The symbolic gesture took place Thursday, when the Pope received a representation of young Europeans in audience at the papal summer residence of Castel Gandolfo.

During the audience, after the young people’s greeting, the Holy Father was presented “The Commitment,” a letter of young European Catholics, written on Aug. 7 at Santiago de Compostela, Spain, in the context of the European Youth Pilgrimage, organized for the Compostelan holy year.

The Pope’s words, the young people’s greeting, and the gesture of registration in World Youth Day were transmitted last Saturday in Loreto during the youths’ vigil that preceded their Sunday meeting with the Pope. The Youth Day is set for next August in Cologne, Germany.

The delegation John Paul II received was composed of 40 youths, led by French Father Francis Khon, in charge of the Youth Office of the Pontifical Council for the Laity, and by Bishop Francesco Lambiasi, assistant general of Italian Catholic Action.
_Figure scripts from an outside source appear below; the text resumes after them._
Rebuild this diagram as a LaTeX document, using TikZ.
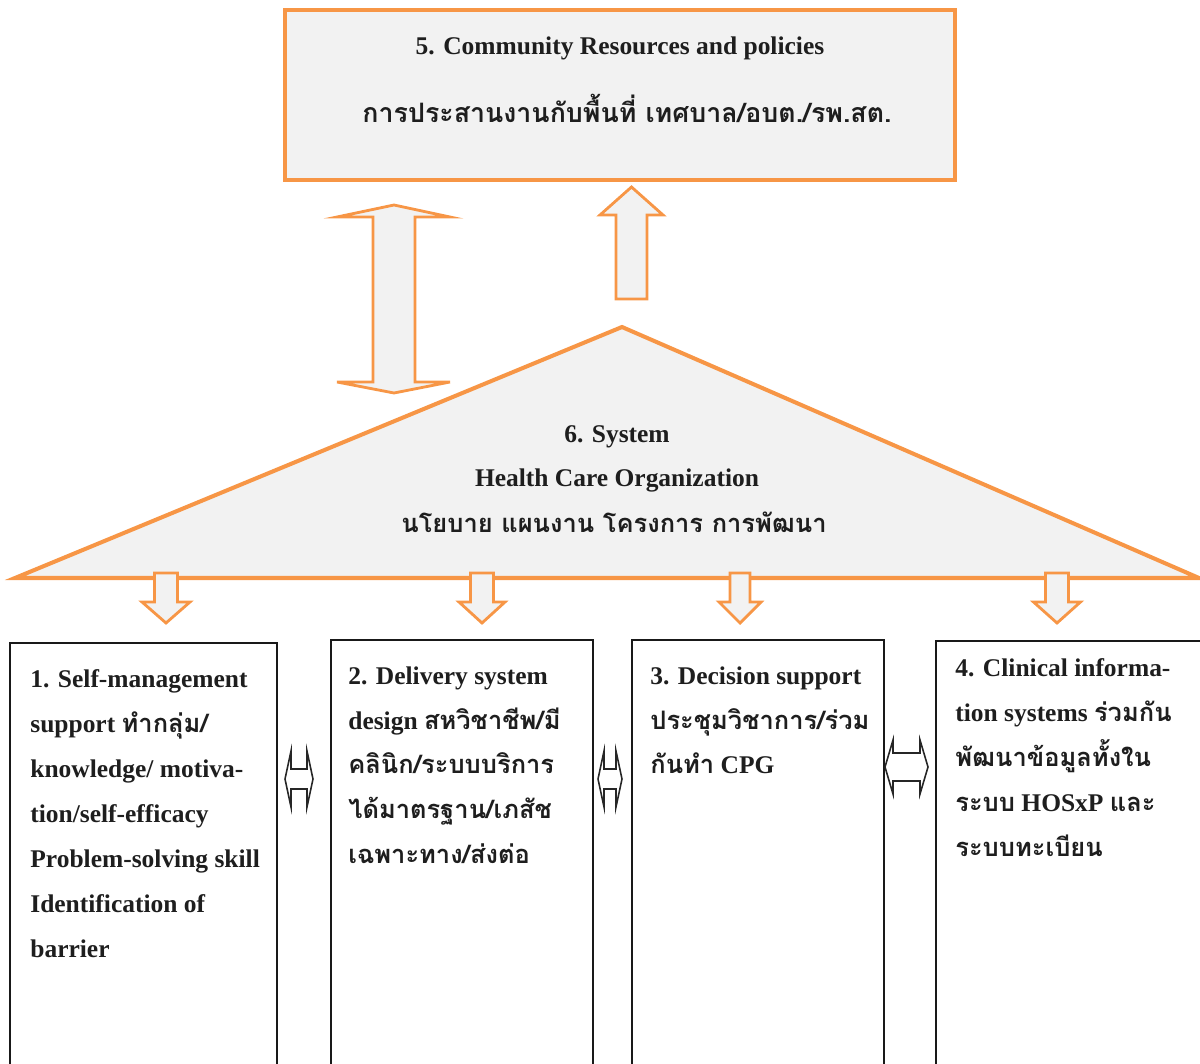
\documentclass[tikz,border=0pt]{standalone}
\usepackage{fontspec}
\setmainfont{Liberation Serif}
\newfontfamily\thaifont[Script=Thai,Scale=1.0]{Loma}
\newcommand{\thai}[1]{{\thaifont #1}}
\definecolor{accorange}{HTML}{F79646}
\definecolor{panelgray}{HTML}{F2F2F2}
\definecolor{inkgray}{HTML}{1E1E1E}

\begin{document}
\begin{tikzpicture}[x=0.02cm,y=-0.02cm,line join=miter,
    orangebox/.style={draw=accorange,fill=panelgray,line width=2.3pt},
    blockarrow/.style={draw=accorange,fill=panelgray,line width=1.6pt},
    linkarrow/.style={draw=black!85,fill=white,line width=0.9pt},
    cardbox/.style={draw=black!90,line width=1.2pt},
    headline/.style={font=\fontsize{14.5}{17}\selectfont\bfseries,text=inkgray,inner sep=0pt},
    cardtext/.style={anchor=north west,align=left,inner sep=0pt,text=inkgray,
        font=\fontsize{14.5}{25.6}\selectfont\bfseries}]
    \useasboundingbox (0,0) rectangle (1200,1064);

    % community box
    \draw[orangebox] (285,10) rectangle (955,180);
    \node[headline] (community) at (620,48) {5. Community Resources and policies};
    \node[headline,scale=1.05] (communityth) at (627,108) {\thai{การประสานงานกับพื้นที่ เทศบาล/อบต./รพ.สต.}};

    % arrows between box and triangle
    \draw[blockarrow] (394,205) -- (450,217) -- (415,217) -- (415,382) -- (450,382) -- (394,393)
        -- (337,382) -- (373,382) -- (373,217) -- (337,217) -- cycle;
    \draw[blockarrow] (631.5,187) -- (663,215) -- (647,215) -- (647,299) -- (616,299) -- (616,215)
        -- (600,215) -- cycle;

    % system triangle
    \draw[orangebox] (15,578) -- (622,327) -- (1199,578) -- cycle;
    \node[headline] (system) at (617,437) {6. System};
    \node[headline] (hco) at (617,480) {Health Care Organization};
    \node[headline] (systemth) at (614,522) {\thai{นโยบาย แผนงาน โครงการ การพัฒนา}};

    % arrows down to the four elements
    \foreach \c/\s/\h in {166/11.5/24,482/11.5/23,740/10/21,1057/11.5/23.5}{
        \draw[blockarrow] (\c-\s,573) -- (\c+\s,573) -- (\c+\s,602) -- (\c+\h,602) -- (\c,623)
            -- (\c-\h,602) -- (\c-\s,602) -- cycle;
    }

    % element boxes
    \draw[cardbox] (10,1066) -- (10,643) -- (277,643) -- (277,1066);
    \draw[cardbox] (331,1066) -- (331,640) -- (593,640) -- (593,1066);
    \draw[cardbox] (632,1066) -- (632,640) -- (884,640) -- (884,1066);
    \draw[cardbox] (936,1066) -- (936,641) -- (1202,641);

    \node[cardtext] (selfmgmt) at (30,669) {1. Self-management\\support \thai{ทำกลุ่ม/}\\knowledge/ motiva-\\tion/self-efficacy\\Problem-solving skill\\Identification of\\barrier};
    \node[cardtext] (delivery) at (348,666) {2. Delivery system\\design \thai{สหวิชาชีพ/มี}\\\thai{คลินิก/ระบบบริการ}\\\thai{ได้มาตรฐาน/เภสัช}\\\thai{เฉพาะทาง/ส่งต่อ}};
    \node[cardtext] (decision) at (650,666) {3. Decision support\\\thai{ประชุมวิชาการ/ร่วม}\\\thai{กันทำ} CPG};
    \node[cardtext] (clinical) at (955,658) {4. Clinical informa-\\tion systems \thai{ร่วมกัน}\\\thai{พัฒนาข้อมูลทั้งใน}\\\thai{ระบบ} HOSxP \thai{และ}\\\thai{ระบบทะเบียน}};

    % links between the boxes
    \foreach \a/\b/\m/\hh/\ss/\hl in {285/313/779/28/10/6,598/622/779/28/10/6,885/928/767/27/14/8}{
        \draw[linkarrow] (\a,\m) -- (\a+\hl,\m-\hh) -- (\a+\hl,\m-\ss) -- (\b-\hl,\m-\ss) -- (\b-\hl,\m-\hh)
            -- (\b,\m) -- (\b-\hl,\m+\hh) -- (\b-\hl,\m+\ss) -- (\a+\hl,\m+\ss) -- (\a+\hl,\m+\hh) -- cycle;
    }
\end{tikzpicture}
\end{document}
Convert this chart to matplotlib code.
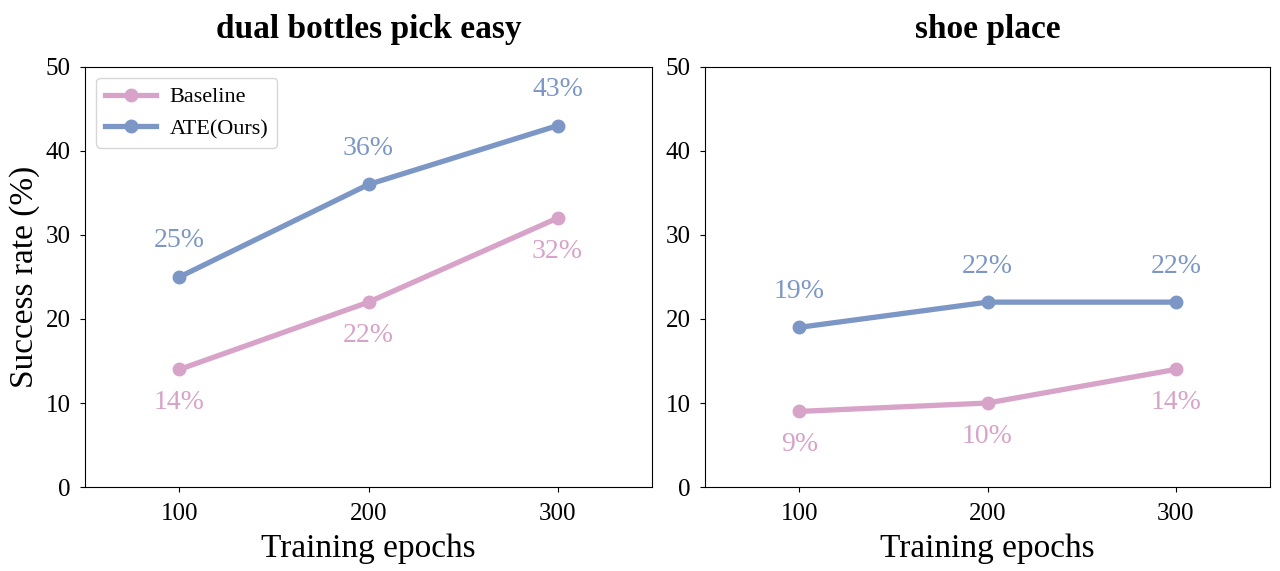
import matplotlib.pyplot as plt

plt.rcParams['font.family'] = ['Liberation Serif', 'DejaVu Serif']

epochs = [100, 200, 300]
titles = ["dual bottles pick easy", "shoe place"]
baseline = [[14, 22, 32], [9, 10, 14]]
ours = [[25, 36, 43], [19, 22, 22]]

pink = "#d8a3c8"
blue = "#7c97c6"

fig = plt.figure(figsize=(12.8, 5.71), dpi=100)
ax1 = fig.add_axes([0.0664, 0.147, 0.4430, 0.736])
ax2 = fig.add_axes([0.5508, 0.147, 0.4414, 0.736])

for i, ax in enumerate([ax1, ax2]):
    ax.plot(epochs, baseline[i], color=pink, lw=3.8, marker="o", ms=9, label="Baseline")
    ax.plot(epochs, ours[i], color=blue, lw=3.8, marker="o", ms=9, label="ATE(Ours)")
    # blue labels above, pink labels below
    for x, y in zip(epochs, ours[i]):
        ax.annotate(f"{y}%", (x, y), xytext=(0, 26), textcoords="offset points",
                    ha="center", va="center", color=blue, fontsize=20)
    for x, y in zip(epochs, baseline[i]):
        ax.annotate(f"{y}%", (x, y), xytext=(0, -24), textcoords="offset points",
                    ha="center", va="center", color=pink, fontsize=20)
    ax.set_xlim(50, 350)
    ax.set_ylim(0, 50)
    ax.set_xticks(epochs)
    ax.set_yticks(range(0, 51, 10))
    ax.tick_params(labelsize=18)
    ax.tick_params(axis="x", pad=8)
    ax.tick_params(axis="y", pad=7)
    ax.set_xlabel("Training epochs", fontsize=24, labelpad=6)
    ax.set_title(titles[i], fontsize=24, fontweight="bold", pad=21)

ax1.set_ylabel("Success rate (%)", fontsize=24, labelpad=4)
ax1.legend(loc="upper left", fontsize=16, handlelength=2.3, handletextpad=0.6)

fig.savefig("out.png", dpi=100)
Young Elisabetta Fiorani, of Catholic Action of Reggio Emilia, in Italy, greeted the Pope on the youths’ behalf and gave him the text of “The Commitment.”

“It is a brief act of commitment which expresses our feeling, ideal and concretion, as citizens and believers of the European community,” Fiorani explained.

“We have questioned ourselves on some challenges that affect our continent: from intercultural dialogue to peace and development, from the family to citizenship and job training,” she said.

“These are topics that challenge us personally and that require our intelligence and passion. This is the reason we have decided to address them and to read them in an interpretative note of hope,” she added.

“To look at Europe with hope means to look at the whole world with hope, responding to Christ’s call with the same enthusiasm of the Apostle James: We can!” Fiorani concluded.

In his response, the Holy Father asked the young people to “be witnesses of Christ to build a Europe of hope.”

“The dream you carry in your hearts is that of a Europe proud of its rich cultural and religious heritage and attentive at the same time to the values of man and life, of solidarity and acceptance, of justice and peace,” he said.

“You are not ashamed of the Gospel, and are aware that the civilization of love is built, not by separating the Gospel from culture, but by seeking ever new syntheses in them,” the Pope explained.

“This is the way that must be followed to give life to a continent rich above all in values, capable of remembering, so as not to forget the errors of the past and, more than that, to strengthen its own spiritual roots,” he indicated.

He added: “To carry out this mission of yours, fidelity to Christ and to his Church, consistency and courage even to the heroism of holiness are necessary.”